■ The request
All lines from the beginning of the listing through the line with "import pandas as pd" are to be copied word for word; the pictures are not.

■ Collected data
◆ ◆ ◆ ◆

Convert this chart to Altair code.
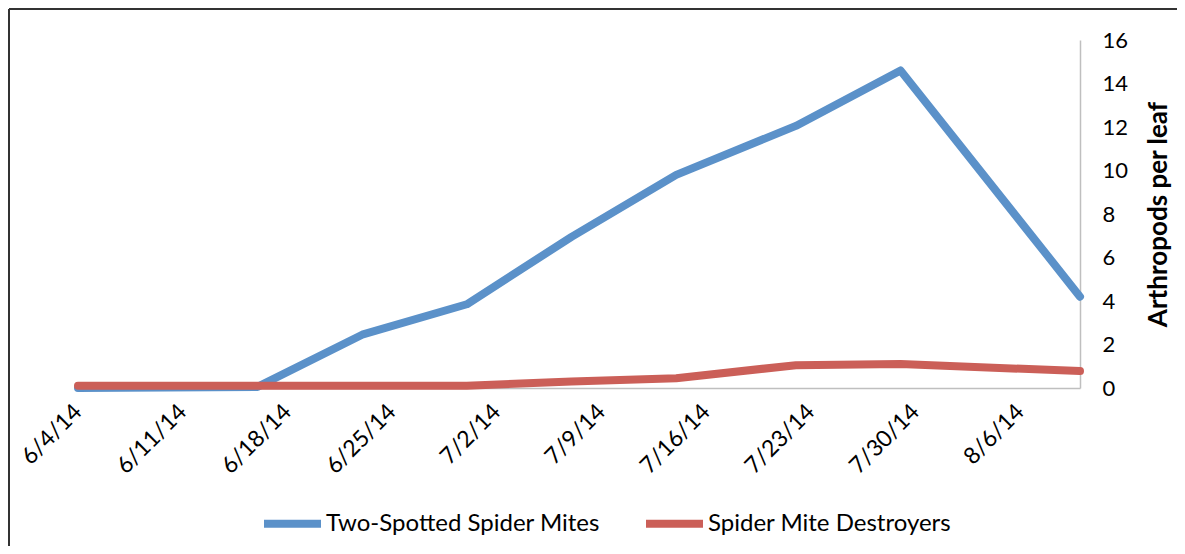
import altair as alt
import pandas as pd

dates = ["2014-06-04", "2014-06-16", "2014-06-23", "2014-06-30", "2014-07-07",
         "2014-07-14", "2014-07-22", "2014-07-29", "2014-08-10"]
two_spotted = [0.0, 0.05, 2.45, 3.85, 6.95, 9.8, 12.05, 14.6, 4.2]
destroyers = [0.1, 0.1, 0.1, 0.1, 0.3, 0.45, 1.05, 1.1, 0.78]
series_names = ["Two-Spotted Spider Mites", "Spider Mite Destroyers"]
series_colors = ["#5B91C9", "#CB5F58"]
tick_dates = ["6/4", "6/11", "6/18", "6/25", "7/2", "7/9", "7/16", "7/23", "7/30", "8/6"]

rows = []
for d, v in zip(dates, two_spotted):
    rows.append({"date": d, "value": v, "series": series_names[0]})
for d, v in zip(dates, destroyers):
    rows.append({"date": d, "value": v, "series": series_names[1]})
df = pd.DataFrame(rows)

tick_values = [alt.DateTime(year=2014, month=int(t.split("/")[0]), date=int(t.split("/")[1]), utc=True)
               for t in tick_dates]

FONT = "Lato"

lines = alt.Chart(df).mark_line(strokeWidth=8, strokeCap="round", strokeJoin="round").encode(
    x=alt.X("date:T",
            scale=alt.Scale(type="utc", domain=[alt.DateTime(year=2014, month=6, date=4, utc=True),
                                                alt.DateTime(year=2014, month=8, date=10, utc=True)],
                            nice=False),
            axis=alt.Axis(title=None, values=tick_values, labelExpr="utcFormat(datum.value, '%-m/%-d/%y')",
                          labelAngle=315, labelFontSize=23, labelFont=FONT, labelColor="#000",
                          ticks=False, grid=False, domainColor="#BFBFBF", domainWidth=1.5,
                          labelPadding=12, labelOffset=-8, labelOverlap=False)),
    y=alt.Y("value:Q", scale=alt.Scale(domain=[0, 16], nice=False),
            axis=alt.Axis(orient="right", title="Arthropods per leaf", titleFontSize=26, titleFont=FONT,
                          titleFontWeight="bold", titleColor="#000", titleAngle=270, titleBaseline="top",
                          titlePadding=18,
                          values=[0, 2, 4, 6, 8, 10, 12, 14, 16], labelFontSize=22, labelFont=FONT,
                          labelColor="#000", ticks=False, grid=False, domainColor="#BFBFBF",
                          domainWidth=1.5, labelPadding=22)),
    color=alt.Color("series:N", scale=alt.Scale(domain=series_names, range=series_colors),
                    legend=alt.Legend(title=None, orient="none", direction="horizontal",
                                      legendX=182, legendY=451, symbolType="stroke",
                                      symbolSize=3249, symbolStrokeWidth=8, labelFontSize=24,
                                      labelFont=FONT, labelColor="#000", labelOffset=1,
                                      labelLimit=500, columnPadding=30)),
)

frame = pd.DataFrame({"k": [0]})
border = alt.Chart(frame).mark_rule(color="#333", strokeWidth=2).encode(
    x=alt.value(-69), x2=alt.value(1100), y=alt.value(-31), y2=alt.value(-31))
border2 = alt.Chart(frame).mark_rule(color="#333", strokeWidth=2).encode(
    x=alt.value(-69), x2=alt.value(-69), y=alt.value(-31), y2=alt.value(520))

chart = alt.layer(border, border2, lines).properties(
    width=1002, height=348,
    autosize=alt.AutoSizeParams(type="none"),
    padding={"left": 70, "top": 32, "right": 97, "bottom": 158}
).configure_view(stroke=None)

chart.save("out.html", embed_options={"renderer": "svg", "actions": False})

◆ ◆ ◆ ◆

■ Finished answer
Convert this chart to Altair code.
import altair as alt
import pandas as pd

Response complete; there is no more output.